Entries taken from a collection:
----------------
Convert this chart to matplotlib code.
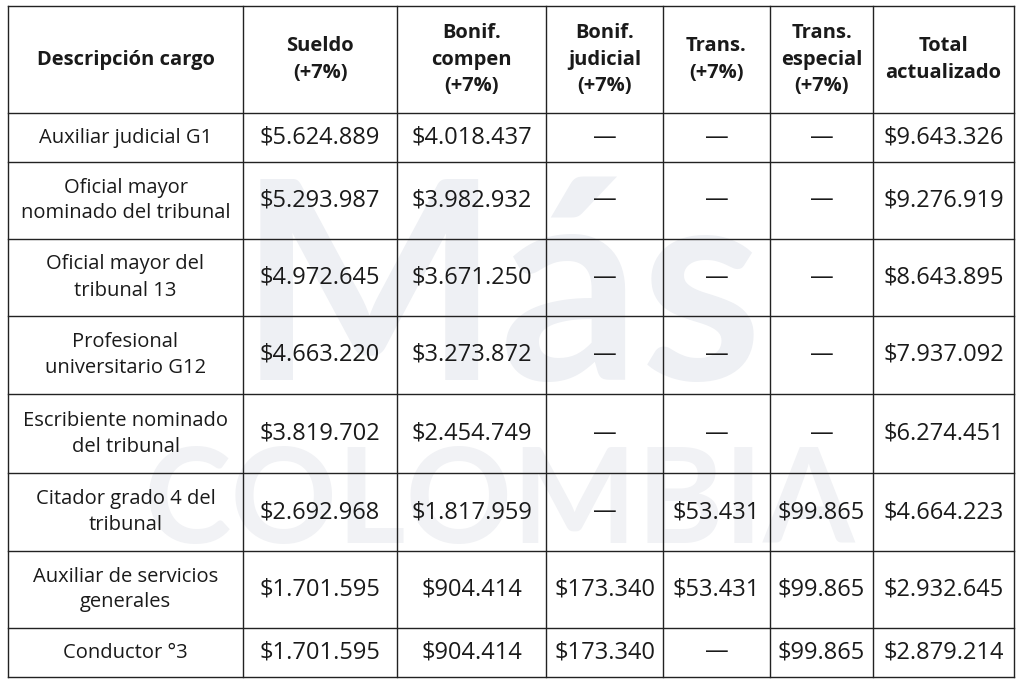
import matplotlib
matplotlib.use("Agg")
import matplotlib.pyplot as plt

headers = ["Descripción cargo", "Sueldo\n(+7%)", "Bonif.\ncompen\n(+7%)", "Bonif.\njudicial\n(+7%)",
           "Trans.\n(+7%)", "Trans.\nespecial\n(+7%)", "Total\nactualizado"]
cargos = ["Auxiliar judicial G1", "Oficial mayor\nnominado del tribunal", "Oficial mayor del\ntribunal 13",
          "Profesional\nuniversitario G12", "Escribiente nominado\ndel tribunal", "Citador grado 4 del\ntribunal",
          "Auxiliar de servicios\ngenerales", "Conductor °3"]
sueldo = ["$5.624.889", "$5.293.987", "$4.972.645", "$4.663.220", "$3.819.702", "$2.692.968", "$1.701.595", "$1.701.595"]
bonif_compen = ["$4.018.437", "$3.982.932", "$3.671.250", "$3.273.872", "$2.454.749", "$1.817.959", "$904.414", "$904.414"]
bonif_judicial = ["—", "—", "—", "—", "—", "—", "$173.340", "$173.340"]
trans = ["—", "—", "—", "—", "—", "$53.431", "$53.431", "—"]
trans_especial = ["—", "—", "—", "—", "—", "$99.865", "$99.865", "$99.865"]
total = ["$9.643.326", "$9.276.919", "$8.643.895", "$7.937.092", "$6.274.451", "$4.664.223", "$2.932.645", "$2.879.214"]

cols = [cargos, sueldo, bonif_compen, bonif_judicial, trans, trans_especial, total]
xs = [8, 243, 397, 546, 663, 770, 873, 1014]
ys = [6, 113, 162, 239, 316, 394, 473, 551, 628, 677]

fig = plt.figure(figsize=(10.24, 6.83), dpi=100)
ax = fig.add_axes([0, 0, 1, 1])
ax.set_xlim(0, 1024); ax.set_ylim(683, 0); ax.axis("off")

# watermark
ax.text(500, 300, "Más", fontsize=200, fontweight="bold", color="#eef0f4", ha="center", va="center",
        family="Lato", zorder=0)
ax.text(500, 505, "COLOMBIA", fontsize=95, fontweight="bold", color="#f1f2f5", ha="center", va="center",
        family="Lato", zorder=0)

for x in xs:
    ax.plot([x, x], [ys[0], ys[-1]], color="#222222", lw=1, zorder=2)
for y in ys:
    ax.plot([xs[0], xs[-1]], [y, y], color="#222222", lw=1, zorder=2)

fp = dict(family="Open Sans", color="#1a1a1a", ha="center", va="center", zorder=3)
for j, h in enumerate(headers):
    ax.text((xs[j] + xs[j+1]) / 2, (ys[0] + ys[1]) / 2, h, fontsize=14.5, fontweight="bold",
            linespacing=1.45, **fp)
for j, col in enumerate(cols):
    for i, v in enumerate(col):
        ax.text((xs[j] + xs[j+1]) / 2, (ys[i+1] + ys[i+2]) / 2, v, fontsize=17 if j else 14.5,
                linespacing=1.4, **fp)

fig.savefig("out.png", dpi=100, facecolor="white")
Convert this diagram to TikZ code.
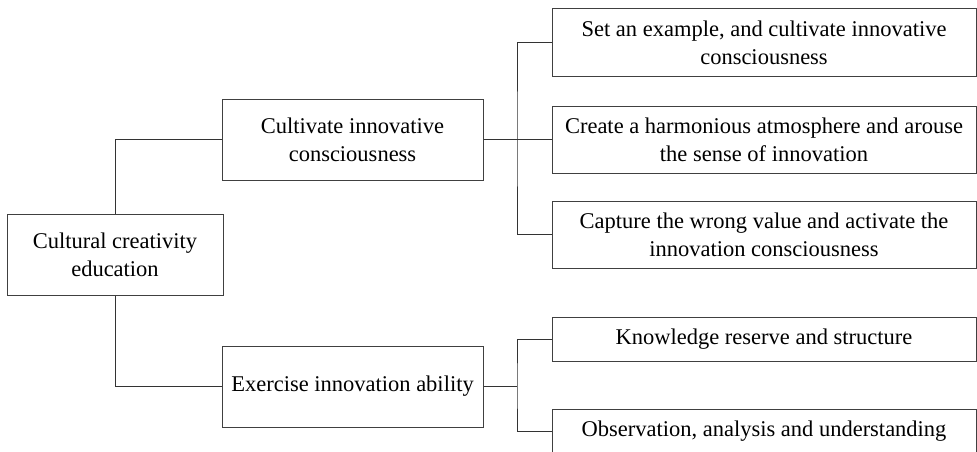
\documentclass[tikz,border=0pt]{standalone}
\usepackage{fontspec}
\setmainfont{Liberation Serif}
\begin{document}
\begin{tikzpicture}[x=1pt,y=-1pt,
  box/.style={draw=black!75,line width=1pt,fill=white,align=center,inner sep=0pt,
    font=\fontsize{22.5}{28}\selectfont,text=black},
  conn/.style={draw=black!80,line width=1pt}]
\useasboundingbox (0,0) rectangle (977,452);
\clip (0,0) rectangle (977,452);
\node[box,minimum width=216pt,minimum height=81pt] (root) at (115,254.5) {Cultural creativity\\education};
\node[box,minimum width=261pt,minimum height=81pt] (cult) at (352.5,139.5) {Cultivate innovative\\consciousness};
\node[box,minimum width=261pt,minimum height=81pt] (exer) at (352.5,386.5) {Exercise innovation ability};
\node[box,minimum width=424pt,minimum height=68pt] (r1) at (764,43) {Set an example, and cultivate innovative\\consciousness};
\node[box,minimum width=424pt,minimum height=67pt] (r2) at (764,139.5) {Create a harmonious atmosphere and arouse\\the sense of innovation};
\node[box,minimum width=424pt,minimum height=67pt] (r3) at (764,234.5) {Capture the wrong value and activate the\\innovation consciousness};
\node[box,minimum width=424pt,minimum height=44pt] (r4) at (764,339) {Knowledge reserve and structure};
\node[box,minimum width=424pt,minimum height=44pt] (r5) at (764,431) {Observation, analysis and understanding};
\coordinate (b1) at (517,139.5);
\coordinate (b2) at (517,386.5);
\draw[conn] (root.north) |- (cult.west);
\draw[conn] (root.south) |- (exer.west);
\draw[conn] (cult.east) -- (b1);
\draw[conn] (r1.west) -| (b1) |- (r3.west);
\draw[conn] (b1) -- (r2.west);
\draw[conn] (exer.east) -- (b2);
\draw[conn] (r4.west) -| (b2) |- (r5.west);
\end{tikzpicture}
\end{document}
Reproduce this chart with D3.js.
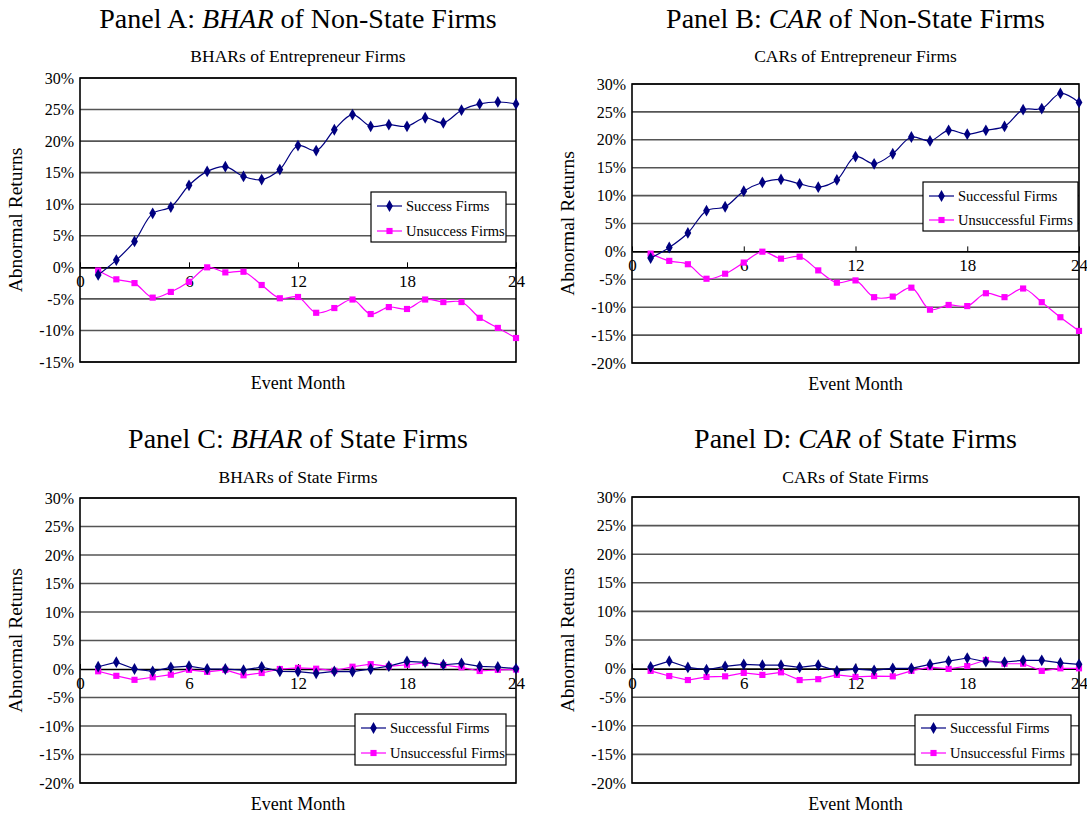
----------------
What this task involves ▸
Copy the records word for word, leaving no picture in the copy.

The result ▸
Convert this chart to matplotlib code.
import matplotlib
matplotlib.use("Agg")
import matplotlib.pyplot as plt

headers = ["Descripción cargo", "Sueldo\n(+7%)", "Bonif.\ncompen\n(+7%)", "Bonif.\njudicial\n(+7%)",
           "Trans.\n(+7%)", "Trans.\nespecial\n(+7%)", "Total\nactualizado"]
cargos = ["Auxiliar judicial G1", "Oficial mayor\nnominado del tribunal", "Oficial mayor del\ntribunal 13",
          "Profesional\nuniversitario G12", "Escribiente nominado\ndel tribunal", "Citador grado 4 del\ntribunal",
          "Auxiliar de servicios\ngenerales", "Conductor °3"]
sueldo = ["$5.624.889", "$5.293.987", "$4.972.645", "$4.663.220", "$3.819.702", "$2.692.968", "$1.701.595", "$1.701.595"]
bonif_compen = ["$4.018.437", "$3.982.932", "$3.671.250", "$3.273.872", "$2.454.749", "$1.817.959", "$904.414", "$904.414"]
bonif_judicial = ["—", "—", "—", "—", "—", "—", "$173.340", "$173.340"]
trans = ["—", "—", "—", "—", "—", "$53.431", "$53.431", "—"]
trans_especial = ["—", "—", "—", "—", "—", "$99.865", "$99.865", "$99.865"]
total = ["$9.643.326", "$9.276.919", "$8.643.895", "$7.937.092", "$6.274.451", "$4.664.223", "$2.932.645", "$2.879.214"]

cols = [cargos, sueldo, bonif_compen, bonif_judicial, trans, trans_especial, total]
xs = [8, 243, 397, 546, 663, 770, 873, 1014]
ys = [6, 113, 162, 239, 316, 394, 473, 551, 628, 677]

fig = plt.figure(figsize=(10.24, 6.83), dpi=100)
ax = fig.add_axes([0, 0, 1, 1])
ax.set_xlim(0, 1024); ax.set_ylim(683, 0); ax.axis("off")

# watermark
ax.text(500, 300, "Más", fontsize=200, fontweight="bold", color="#eef0f4", ha="center", va="center",
        family="Lato", zorder=0)
ax.text(500, 505, "COLOMBIA", fontsize=95, fontweight="bold", color="#f1f2f5", ha="center", va="center",
        family="Lato", zorder=0)

for x in xs:
    ax.plot([x, x], [ys[0], ys[-1]], color="#222222", lw=1, zorder=2)
for y in ys:
    ax.plot([xs[0], xs[-1]], [y, y], color="#222222", lw=1, zorder=2)

fp = dict(family="Open Sans", color="#1a1a1a", ha="center", va="center", zorder=3)
for j, h in enumerate(headers):
    ax.text((xs[j] + xs[j+1]) / 2, (ys[0] + ys[1]) / 2, h, fontsize=14.5, fontweight="bold",
            linespacing=1.45, **fp)
for j, col in enumerate(cols):
    for i, v in enumerate(col):
        ax.text((xs[j] + xs[j+1]) / 2, (ys[i+1] + ys[i+2]) / 2, v, fontsize=17 if j else 14.5,
                linespacing=1.4, **fp)

fig.savefig("out.png", dpi=100, facecolor="white")
Convert this diagram to TikZ code.
\documentclass[tikz,border=0pt]{standalone}
\usepackage{fontspec}
\setmainfont{Liberation Serif}
\begin{document}
\begin{tikzpicture}[x=1pt,y=-1pt,
  box/.style={draw=black!75,line width=1pt,fill=white,align=center,inner sep=0pt,
    font=\fontsize{22.5}{28}\selectfont,text=black},
  conn/.style={draw=black!80,line width=1pt}]
\useasboundingbox (0,0) rectangle (977,452);
\clip (0,0) rectangle (977,452);
\node[box,minimum width=216pt,minimum height=81pt] (root) at (115,254.5) {Cultural creativity\\education};
\node[box,minimum width=261pt,minimum height=81pt] (cult) at (352.5,139.5) {Cultivate innovative\\consciousness};
\node[box,minimum width=261pt,minimum height=81pt] (exer) at (352.5,386.5) {Exercise innovation ability};
\node[box,minimum width=424pt,minimum height=68pt] (r1) at (764,43) {Set an example, and cultivate innovative\\consciousness};
\node[box,minimum width=424pt,minimum height=67pt] (r2) at (764,139.5) {Create a harmonious atmosphere and arouse\\the sense of innovation};
\node[box,minimum width=424pt,minimum height=67pt] (r3) at (764,234.5) {Capture the wrong value and activate the\\innovation consciousness};
\node[box,minimum width=424pt,minimum height=44pt] (r4) at (764,339) {Knowledge reserve and structure};
\node[box,minimum width=424pt,minimum height=44pt] (r5) at (764,431) {Observation, analysis and understanding};
\coordinate (b1) at (517,139.5);
\coordinate (b2) at (517,386.5);
\draw[conn] (root.north) |- (cult.west);
\draw[conn] (root.south) |- (exer.west);
\draw[conn] (cult.east) -- (b1);
\draw[conn] (r1.west) -| (b1) |- (r3.west);
\draw[conn] (b1) -- (r2.west);
\draw[conn] (exer.east) -- (b2);
\draw[conn] (r4.west) -| (b2) |- (r5.west);
\end{tikzpicture}
\end{document}
Reproduce this chart with D3.js.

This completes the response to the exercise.